[Instructions for the task] Return all the data below as it stands, minus the pictures.
>> Begin Information shown
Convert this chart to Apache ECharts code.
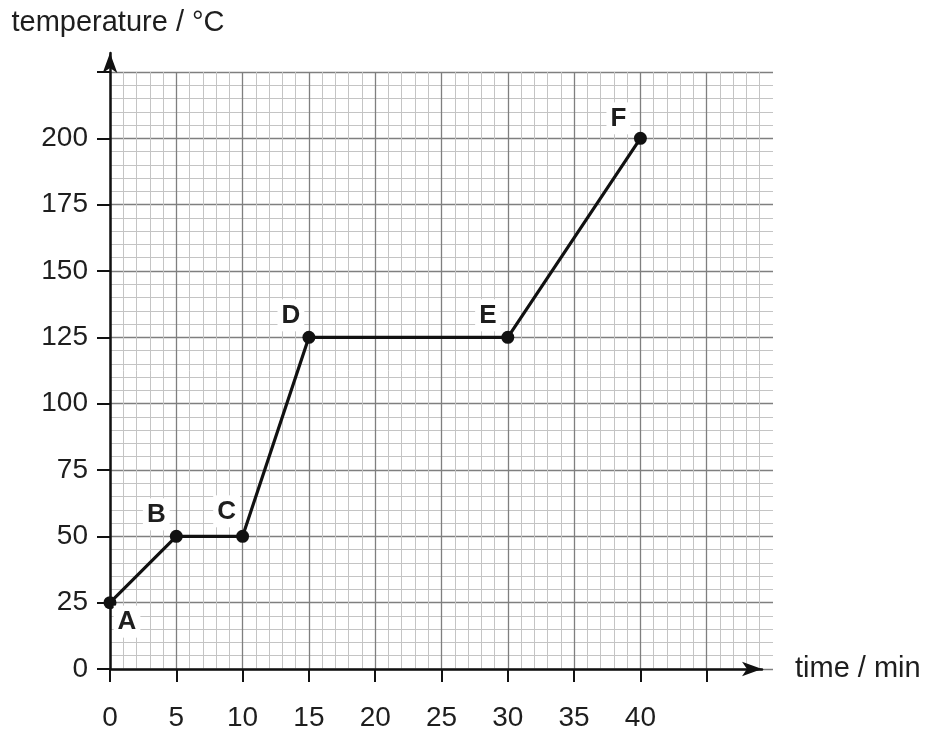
<!DOCTYPE html>
<html>
<head>
<meta charset="utf-8">
<script src="https://cdn.jsdelivr.net/npm/echarts@6.0.0/dist/echarts.min.js"></script>
<style>
  html, body { margin: 0; padding: 0; background: #fff; }
  #chart { width: 930px; height: 734px; }
</style>
</head>
<body>
<div id="chart"></div>
<script>
// heating curve: points A..F
const POINT_NAMES = ["A", "B", "C", "D", "E", "F"];
const TIME_MIN = [0, 5, 10, 15, 30, 40];
const TEMP_C = [25, 50, 50, 125, 125, 200];
const X_TICKS = [0, 5, 10, 15, 20, 25, 30, 35, 40, 45];
const X_LABELS = [0, 5, 10, 15, 20, 25, 30, 35, 40];
const Y_TICKS = [0, 25, 50, 75, 100, 125, 150, 175, 200, 225];
const Y_LABELS = [0, 25, 50, 75, 100, 125, 150, 175, 200];

// letter placement around each point (px)
const LABEL_OFFSETS = [[17, 19], [-20, -22], [-16, -25], [-18, -22], [-20, -22], [-22, -20]];

const FONT = "'Liberation Sans', Arial, sans-serif";
const INK = "#111";

const chart = echarts.init(document.getElementById("chart"));

const paperAxis = {
    axisLine: { show: false },
    axisTick: { show: true, length: 13, lineStyle: { color: INK, width: 2 } },
    minorTick: { show: false, splitNumber: 5 },
    splitLine: { show: true, lineStyle: { color: "#7f7f7f", width: 1.3 } },
    minorSplitLine: { show: true, lineStyle: { color: "#c4c4c4", width: 1 } },
};

const arrowAxis = {
    type: "value",
    min: 0, max: 1,
    axisLine: { show: true, symbol: ["none", "arrow"], symbolSize: [11, 20], lineStyle: { color: INK, width: 2.5 } },
    axisTick: { show: false },
    axisLabel: { show: false },
    splitLine: { show: false },
};

chart.setOption({
    animation: false,
    backgroundColor: "#fff",
    grid: [
        { left: 110, top: 72, width: 663, height: 597 },
        { left: 110, top: 53, right: 168, bottom: 65 },
    ],
    xAxis: [
        {
            ...paperAxis,
            gridIndex: 0,
            type: "value",
            min: 0, max: 50, interval: 5,
            axisTick: { ...paperAxis.axisTick, customValues: X_TICKS },
            axisLabel: {
                customValues: X_LABELS,
                margin: 35, fontSize: 28, color: "#1e1e1e", fontFamily: FONT,
            },
            name: "time / min",
            nameLocation: "end",
            nameGap: 22,
            nameTextStyle: { fontSize: 29, color: "#1e1e1e", fontFamily: FONT, align: "left", verticalAlign: "middle" },
        },
        { ...arrowAxis, gridIndex: 1 },
    ],
    yAxis: [
        {
            ...paperAxis,
            gridIndex: 0,
            type: "value",
            min: 0, max: 225, interval: 25,
            axisTick: { ...paperAxis.axisTick, customValues: Y_TICKS },
            axisLabel: {
                customValues: Y_LABELS,
                margin: 22, fontSize: 28, color: "#1e1e1e", fontFamily: FONT,
            },
            name: "temperature / °C",
            nameLocation: "end",
            nameGap: 35,
            nameTextStyle: { fontSize: 29, color: "#1e1e1e", fontFamily: FONT, align: "center", padding: [0, 0, 0, 16] },
        },
        { ...arrowAxis, gridIndex: 1 },
    ],
    series: [{
        type: "line",
        xAxisIndex: 0,
        yAxisIndex: 0,
        symbol: "circle",
        symbolSize: 13,
        lineStyle: { color: INK, width: 3.2 },
        itemStyle: { color: INK },
        z: 5,
        data: TIME_MIN.map((t, i) => ({
            name: POINT_NAMES[i],
            value: [t, TEMP_C[i]],
            label: {
                show: true,
                formatter: "{b}",
                position: "inside",
                offset: LABEL_OFFSETS[i],
                fontSize: 26,
                fontWeight: "bold",
                fontFamily: FONT,
                color: "#1e1e1e",
                backgroundColor: "#fff",
                padding: [3, 4],
            },
        })),
    }],
});
</script>
</body>
</html>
>> End Information shown
[Written answer]
Convert this chart to Apache ECharts code.
<!DOCTYPE html>
<html>
<head>
<meta charset="utf-8">
<script src="https://cdn.jsdelivr.net/npm/echarts@6.0.0/dist/echarts.min.js"></script>
<style>
  html, body { margin: 0; padding: 0; background: #fff; }
  #chart { width: 930px; height: 734px; }
</style>
</head>
<body>
<div id="chart"></div>
<script>
// heating curve: points A..F
const POINT_NAMES = ["A", "B", "C", "D", "E", "F"];
const TIME_MIN = [0, 5, 10, 15, 30, 40];
const TEMP_C = [25, 50, 50, 125, 125, 200];
const X_TICKS = [0, 5, 10, 15, 20, 25, 30, 35, 40, 45];
const X_LABELS = [0, 5, 10, 15, 20, 25, 30, 35, 40];
const Y_TICKS = [0, 25, 50, 75, 100, 125, 150, 175, 200, 225];
const Y_LABELS = [0, 25, 50, 75, 100, 125, 150, 175, 200];

// letter placement around each point (px)
const LABEL_OFFSETS = [[17, 19], [-20, -22], [-16, -25], [-18, -22], [-20, -22], [-22, -20]];

const FONT = "'Liberation Sans', Arial, sans-serif";
const INK = "#111";

const chart = echarts.init(document.getElementById("chart"));

const paperAxis = {
    axisLine: { show: false },
    axisTick: { show: true, length: 13, lineStyle: { color: INK, width: 2 } },
    minorTick: { show: false, splitNumber: 5 },
    splitLine: { show: true, lineStyle: { color: "#7f7f7f", width: 1.3 } },
    minorSplitLine: { show: true, lineStyle: { color: "#c4c4c4", width: 1 } },
};

const arrowAxis = {
    type: "value",
    min: 0, max: 1,
    axisLine: { show: true, symbol: ["none", "arrow"], symbolSize: [11, 20], lineStyle: { color: INK, width: 2.5 } },
    axisTick: { show: false },
    axisLabel: { show: false },
    splitLine: { show: false },
};

chart.setOption({
    animation: false,
    backgroundColor: "#fff",
    grid: [
        { left: 110, top: 72, width: 663, height: 597 },
        { left: 110, top: 53, right: 168, bottom: 65 },
    ],
    xAxis: [
        {
            ...paperAxis,
            gridIndex: 0,
            type: "value",
            min: 0, max: 50, interval: 5,
            axisTick: { ...paperAxis.axisTick, customValues: X_TICKS },
            axisLabel: {
                customValues: X_LABELS,
                margin: 35, fontSize: 28, color: "#1e1e1e", fontFamily: FONT,
            },
            name: "time / min",
            nameLocation: "end",
            nameGap: 22,
            nameTextStyle: { fontSize: 29, color: "#1e1e1e", fontFamily: FONT, align: "left", verticalAlign: "middle" },
        },
        { ...arrowAxis, gridIndex: 1 },
    ],
    yAxis: [
        {
            ...paperAxis,
            gridIndex: 0,
            type: "value",
            min: 0, max: 225, interval: 25,
            axisTick: { ...paperAxis.axisTick, customValues: Y_TICKS },
            axisLabel: {
                customValues: Y_LABELS,
                margin: 22, fontSize: 28, color: "#1e1e1e", fontFamily: FONT,
            },
            name: "temperature / °C",
            nameLocation: "end",
            nameGap: 35,
            nameTextStyle: { fontSize: 29, color: "#1e1e1e", fontFamily: FONT, align: "center", padding: [0, 0, 0, 16] },
        },
        { ...arrowAxis, gridIndex: 1 },
    ],
    series: [{
        type: "line",
        xAxisIndex: 0,
        yAxisIndex: 0,
        symbol: "circle",
        symbolSize: 13,
        lineStyle: { color: INK, width: 3.2 },
        itemStyle: { color: INK },
        z: 5,
        data: TIME_MIN.map((t, i) => ({
            name: POINT_NAMES[i],
            value: [t, TEMP_C[i]],
            label: {
                show: true,
                formatter: "{b}",
                position: "inside",
                offset: LABEL_OFFSETS[i],
                fontSize: 26,
                fontWeight: "bold",
                fontFamily: FONT,
                color: "#1e1e1e",
                backgroundColor: "#fff",
                padding: [3, 4],
            },
        })),
    }],
});
</script>
</body>
</html>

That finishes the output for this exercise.